Problem requirements> Print exactly the lines running from the one that holds "Clone this chart in Altair." through the one that holds "spec_limits = [2.0, -1.2]", please, and leave the pictures out.

(Source records)
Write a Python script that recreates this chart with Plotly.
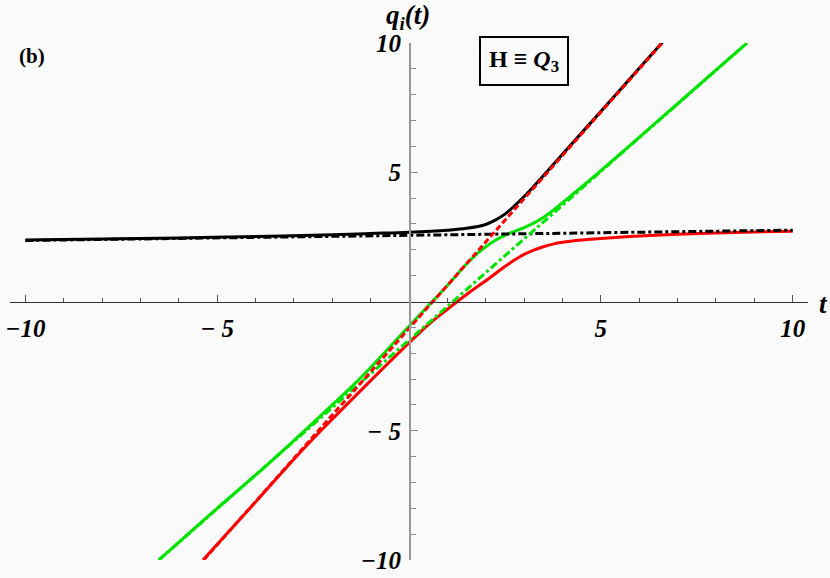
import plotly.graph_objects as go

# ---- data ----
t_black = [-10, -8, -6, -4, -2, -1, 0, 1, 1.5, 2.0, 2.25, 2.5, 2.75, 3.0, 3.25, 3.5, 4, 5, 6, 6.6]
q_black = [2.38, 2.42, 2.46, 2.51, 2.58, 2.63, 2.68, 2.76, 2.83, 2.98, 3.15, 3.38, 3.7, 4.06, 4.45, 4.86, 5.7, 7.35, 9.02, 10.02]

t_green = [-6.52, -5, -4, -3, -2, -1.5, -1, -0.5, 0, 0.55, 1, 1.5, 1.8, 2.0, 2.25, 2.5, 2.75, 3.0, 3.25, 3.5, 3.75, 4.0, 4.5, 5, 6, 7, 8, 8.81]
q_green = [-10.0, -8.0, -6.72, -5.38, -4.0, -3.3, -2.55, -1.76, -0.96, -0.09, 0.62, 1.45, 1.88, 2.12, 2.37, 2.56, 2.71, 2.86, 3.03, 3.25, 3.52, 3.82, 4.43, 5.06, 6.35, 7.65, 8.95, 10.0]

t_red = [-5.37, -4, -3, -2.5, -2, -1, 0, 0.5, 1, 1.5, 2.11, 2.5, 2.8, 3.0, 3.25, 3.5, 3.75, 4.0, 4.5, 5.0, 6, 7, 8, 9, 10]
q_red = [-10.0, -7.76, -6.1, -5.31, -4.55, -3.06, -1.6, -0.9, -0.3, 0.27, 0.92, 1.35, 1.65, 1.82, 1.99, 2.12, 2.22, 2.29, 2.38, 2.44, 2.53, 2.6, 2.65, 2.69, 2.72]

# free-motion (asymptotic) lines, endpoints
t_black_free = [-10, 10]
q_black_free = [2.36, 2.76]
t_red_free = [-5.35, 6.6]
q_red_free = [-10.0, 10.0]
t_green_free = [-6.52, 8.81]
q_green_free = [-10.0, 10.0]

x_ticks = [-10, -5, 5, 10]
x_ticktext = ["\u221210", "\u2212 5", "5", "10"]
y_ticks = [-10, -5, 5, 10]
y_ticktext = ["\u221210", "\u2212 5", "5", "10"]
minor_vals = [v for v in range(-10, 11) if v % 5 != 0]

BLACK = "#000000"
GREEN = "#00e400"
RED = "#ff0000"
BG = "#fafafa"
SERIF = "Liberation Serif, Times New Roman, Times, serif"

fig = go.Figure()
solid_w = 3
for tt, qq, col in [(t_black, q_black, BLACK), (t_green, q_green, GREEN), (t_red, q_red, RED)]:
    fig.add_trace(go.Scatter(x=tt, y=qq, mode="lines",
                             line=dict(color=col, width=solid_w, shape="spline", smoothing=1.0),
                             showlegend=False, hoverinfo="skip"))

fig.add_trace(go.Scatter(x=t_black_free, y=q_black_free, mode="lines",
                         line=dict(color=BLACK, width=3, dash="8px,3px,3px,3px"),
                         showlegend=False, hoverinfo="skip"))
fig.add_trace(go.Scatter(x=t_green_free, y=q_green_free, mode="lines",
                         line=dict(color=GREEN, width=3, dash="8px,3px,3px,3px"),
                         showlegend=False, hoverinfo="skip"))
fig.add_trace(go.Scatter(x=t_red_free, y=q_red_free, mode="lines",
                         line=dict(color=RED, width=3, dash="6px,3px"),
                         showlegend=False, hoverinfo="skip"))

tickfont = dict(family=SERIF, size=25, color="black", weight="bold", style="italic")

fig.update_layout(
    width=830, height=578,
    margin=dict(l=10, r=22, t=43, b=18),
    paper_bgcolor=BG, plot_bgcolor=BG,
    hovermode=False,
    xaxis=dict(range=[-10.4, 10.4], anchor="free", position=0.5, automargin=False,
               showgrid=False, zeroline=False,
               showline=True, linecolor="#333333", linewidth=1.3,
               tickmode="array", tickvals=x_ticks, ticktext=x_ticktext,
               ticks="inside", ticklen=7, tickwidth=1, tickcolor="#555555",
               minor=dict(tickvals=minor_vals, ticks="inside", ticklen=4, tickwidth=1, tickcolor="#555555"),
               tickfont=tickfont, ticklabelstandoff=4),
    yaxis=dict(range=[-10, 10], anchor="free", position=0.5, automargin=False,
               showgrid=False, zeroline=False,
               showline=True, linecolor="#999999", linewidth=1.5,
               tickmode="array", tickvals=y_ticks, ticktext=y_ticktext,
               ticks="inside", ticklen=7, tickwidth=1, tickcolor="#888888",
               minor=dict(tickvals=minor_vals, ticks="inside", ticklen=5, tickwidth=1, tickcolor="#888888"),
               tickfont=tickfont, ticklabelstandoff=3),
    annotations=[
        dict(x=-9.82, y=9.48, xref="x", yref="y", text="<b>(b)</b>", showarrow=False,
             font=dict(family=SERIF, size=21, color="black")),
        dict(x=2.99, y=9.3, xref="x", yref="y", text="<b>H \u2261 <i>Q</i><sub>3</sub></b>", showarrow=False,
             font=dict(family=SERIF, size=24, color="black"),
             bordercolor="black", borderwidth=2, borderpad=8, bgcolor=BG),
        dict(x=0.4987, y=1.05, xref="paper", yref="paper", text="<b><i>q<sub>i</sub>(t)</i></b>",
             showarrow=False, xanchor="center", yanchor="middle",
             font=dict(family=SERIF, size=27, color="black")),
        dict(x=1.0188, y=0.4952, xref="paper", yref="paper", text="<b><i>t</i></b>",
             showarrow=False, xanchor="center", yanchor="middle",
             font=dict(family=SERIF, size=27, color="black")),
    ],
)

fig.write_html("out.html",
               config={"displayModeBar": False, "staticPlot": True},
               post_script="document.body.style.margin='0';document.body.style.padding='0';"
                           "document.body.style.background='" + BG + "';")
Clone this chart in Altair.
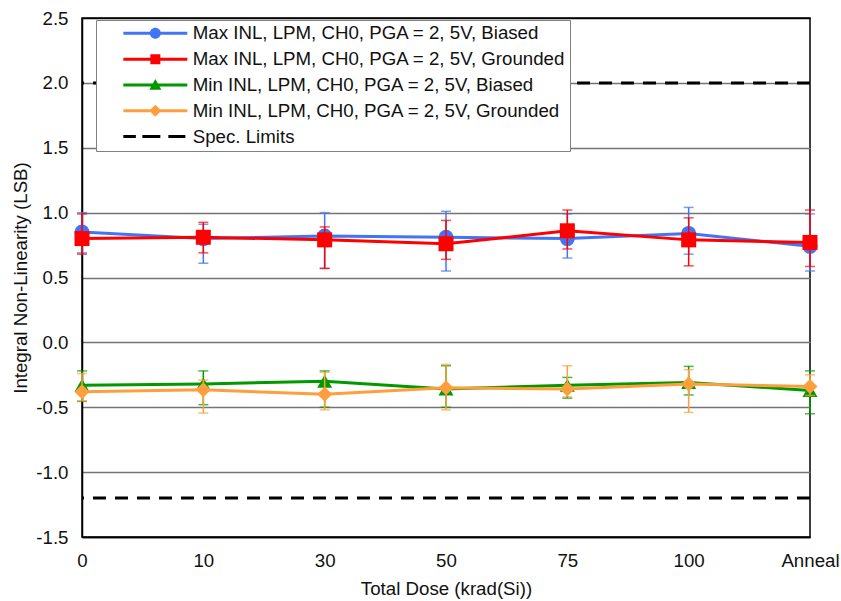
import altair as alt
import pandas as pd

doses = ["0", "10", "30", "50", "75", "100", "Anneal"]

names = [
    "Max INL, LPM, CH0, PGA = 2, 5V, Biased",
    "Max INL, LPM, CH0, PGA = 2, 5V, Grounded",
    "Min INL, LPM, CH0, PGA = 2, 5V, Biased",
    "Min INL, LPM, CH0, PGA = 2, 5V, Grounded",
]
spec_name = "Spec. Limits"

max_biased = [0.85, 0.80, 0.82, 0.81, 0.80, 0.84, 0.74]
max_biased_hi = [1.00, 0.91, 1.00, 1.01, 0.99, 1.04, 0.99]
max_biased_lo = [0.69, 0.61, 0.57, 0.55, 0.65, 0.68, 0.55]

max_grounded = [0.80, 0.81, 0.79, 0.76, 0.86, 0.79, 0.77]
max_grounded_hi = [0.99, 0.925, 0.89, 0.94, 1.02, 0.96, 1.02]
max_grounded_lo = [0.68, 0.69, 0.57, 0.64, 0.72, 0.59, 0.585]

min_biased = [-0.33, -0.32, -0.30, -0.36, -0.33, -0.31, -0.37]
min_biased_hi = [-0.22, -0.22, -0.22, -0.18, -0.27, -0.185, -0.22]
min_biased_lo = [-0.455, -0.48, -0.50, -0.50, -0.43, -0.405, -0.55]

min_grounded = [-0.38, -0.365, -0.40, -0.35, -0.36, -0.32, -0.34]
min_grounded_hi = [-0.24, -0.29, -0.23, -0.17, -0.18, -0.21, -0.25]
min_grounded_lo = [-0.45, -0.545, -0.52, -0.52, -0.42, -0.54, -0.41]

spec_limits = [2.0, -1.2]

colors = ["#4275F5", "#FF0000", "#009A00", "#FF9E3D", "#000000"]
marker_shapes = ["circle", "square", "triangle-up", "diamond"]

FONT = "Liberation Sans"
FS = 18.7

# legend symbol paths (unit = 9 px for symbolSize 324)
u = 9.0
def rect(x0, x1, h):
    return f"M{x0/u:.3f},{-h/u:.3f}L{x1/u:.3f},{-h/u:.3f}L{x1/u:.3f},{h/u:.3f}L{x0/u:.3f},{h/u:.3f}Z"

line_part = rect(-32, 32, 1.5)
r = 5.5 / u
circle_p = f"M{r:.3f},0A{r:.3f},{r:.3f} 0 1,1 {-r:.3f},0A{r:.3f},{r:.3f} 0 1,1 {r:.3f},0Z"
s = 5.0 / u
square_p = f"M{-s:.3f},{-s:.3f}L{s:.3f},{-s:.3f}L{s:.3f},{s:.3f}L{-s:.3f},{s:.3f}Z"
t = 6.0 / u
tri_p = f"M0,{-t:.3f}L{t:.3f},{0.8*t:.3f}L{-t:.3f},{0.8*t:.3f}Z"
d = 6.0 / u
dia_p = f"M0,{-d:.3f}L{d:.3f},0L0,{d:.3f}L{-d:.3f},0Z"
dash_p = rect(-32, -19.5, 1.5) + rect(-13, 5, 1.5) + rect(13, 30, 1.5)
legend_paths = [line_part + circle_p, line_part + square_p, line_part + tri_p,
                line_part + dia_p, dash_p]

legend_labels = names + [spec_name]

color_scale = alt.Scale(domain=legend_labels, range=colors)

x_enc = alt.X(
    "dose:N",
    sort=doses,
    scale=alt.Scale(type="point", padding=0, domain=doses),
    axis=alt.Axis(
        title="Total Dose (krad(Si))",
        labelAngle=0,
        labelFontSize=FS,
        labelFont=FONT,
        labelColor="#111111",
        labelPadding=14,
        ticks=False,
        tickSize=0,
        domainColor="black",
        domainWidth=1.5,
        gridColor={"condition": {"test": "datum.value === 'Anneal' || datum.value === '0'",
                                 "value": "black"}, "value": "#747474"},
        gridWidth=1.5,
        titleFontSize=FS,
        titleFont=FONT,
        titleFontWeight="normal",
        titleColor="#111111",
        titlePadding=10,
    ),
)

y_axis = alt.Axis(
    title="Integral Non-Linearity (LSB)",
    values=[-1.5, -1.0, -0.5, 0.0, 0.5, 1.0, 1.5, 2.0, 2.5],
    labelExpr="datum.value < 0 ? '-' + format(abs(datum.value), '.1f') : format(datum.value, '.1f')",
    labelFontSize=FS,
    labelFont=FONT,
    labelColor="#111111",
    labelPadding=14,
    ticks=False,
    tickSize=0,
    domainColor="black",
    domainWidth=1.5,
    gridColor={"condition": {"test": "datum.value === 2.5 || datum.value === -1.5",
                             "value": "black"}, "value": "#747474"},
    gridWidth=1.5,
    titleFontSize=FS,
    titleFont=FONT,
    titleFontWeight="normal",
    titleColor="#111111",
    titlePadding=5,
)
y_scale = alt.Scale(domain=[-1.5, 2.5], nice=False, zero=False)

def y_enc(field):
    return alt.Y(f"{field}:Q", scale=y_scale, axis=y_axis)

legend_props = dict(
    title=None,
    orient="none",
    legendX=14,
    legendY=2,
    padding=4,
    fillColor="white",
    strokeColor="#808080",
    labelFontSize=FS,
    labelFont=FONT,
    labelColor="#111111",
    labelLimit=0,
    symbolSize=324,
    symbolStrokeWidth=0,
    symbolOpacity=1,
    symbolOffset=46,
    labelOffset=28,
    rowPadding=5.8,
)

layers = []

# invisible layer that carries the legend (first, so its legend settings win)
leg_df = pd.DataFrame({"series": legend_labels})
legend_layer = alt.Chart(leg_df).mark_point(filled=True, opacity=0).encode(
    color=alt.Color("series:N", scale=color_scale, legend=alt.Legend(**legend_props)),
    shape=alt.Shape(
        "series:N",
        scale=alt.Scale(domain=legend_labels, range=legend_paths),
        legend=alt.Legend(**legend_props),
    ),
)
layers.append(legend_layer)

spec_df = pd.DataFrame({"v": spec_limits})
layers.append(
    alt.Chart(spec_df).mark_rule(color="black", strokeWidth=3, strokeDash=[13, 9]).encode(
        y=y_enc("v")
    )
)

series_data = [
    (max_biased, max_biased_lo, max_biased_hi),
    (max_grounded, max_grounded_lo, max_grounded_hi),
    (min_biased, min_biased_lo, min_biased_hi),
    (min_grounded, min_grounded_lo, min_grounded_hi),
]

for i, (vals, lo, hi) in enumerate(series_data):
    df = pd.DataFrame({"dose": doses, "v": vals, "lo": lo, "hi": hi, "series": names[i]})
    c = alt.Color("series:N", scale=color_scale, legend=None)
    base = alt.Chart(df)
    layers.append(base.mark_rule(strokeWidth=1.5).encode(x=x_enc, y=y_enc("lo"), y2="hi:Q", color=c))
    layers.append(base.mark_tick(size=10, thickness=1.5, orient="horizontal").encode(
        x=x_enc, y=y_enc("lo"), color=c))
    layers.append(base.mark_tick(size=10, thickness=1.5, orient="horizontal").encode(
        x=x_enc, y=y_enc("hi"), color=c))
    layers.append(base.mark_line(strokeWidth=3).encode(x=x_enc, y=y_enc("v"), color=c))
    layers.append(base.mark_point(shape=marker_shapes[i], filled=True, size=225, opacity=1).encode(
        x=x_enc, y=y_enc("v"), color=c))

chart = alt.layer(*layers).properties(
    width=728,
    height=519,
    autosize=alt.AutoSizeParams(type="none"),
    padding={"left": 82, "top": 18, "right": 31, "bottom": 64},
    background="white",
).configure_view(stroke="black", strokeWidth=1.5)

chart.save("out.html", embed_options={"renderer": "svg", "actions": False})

Answer>
Clone this chart in Altair.
import altair as alt
import pandas as pd

doses = ["0", "10", "30", "50", "75", "100", "Anneal"]

names = [
    "Max INL, LPM, CH0, PGA = 2, 5V, Biased",
    "Max INL, LPM, CH0, PGA = 2, 5V, Grounded",
    "Min INL, LPM, CH0, PGA = 2, 5V, Biased",
    "Min INL, LPM, CH0, PGA = 2, 5V, Grounded",
]
spec_name = "Spec. Limits"

max_biased = [0.85, 0.80, 0.82, 0.81, 0.80, 0.84, 0.74]
max_biased_hi = [1.00, 0.91, 1.00, 1.01, 0.99, 1.04, 0.99]
max_biased_lo = [0.69, 0.61, 0.57, 0.55, 0.65, 0.68, 0.55]

max_grounded = [0.80, 0.81, 0.79, 0.76, 0.86, 0.79, 0.77]
max_grounded_hi = [0.99, 0.925, 0.89, 0.94, 1.02, 0.96, 1.02]
max_grounded_lo = [0.68, 0.69, 0.57, 0.64, 0.72, 0.59, 0.585]

min_biased = [-0.33, -0.32, -0.30, -0.36, -0.33, -0.31, -0.37]
min_biased_hi = [-0.22, -0.22, -0.22, -0.18, -0.27, -0.185, -0.22]
min_biased_lo = [-0.455, -0.48, -0.50, -0.50, -0.43, -0.405, -0.55]

min_grounded = [-0.38, -0.365, -0.40, -0.35, -0.36, -0.32, -0.34]
min_grounded_hi = [-0.24, -0.29, -0.23, -0.17, -0.18, -0.21, -0.25]
min_grounded_lo = [-0.45, -0.545, -0.52, -0.52, -0.42, -0.54, -0.41]

spec_limits = [2.0, -1.2]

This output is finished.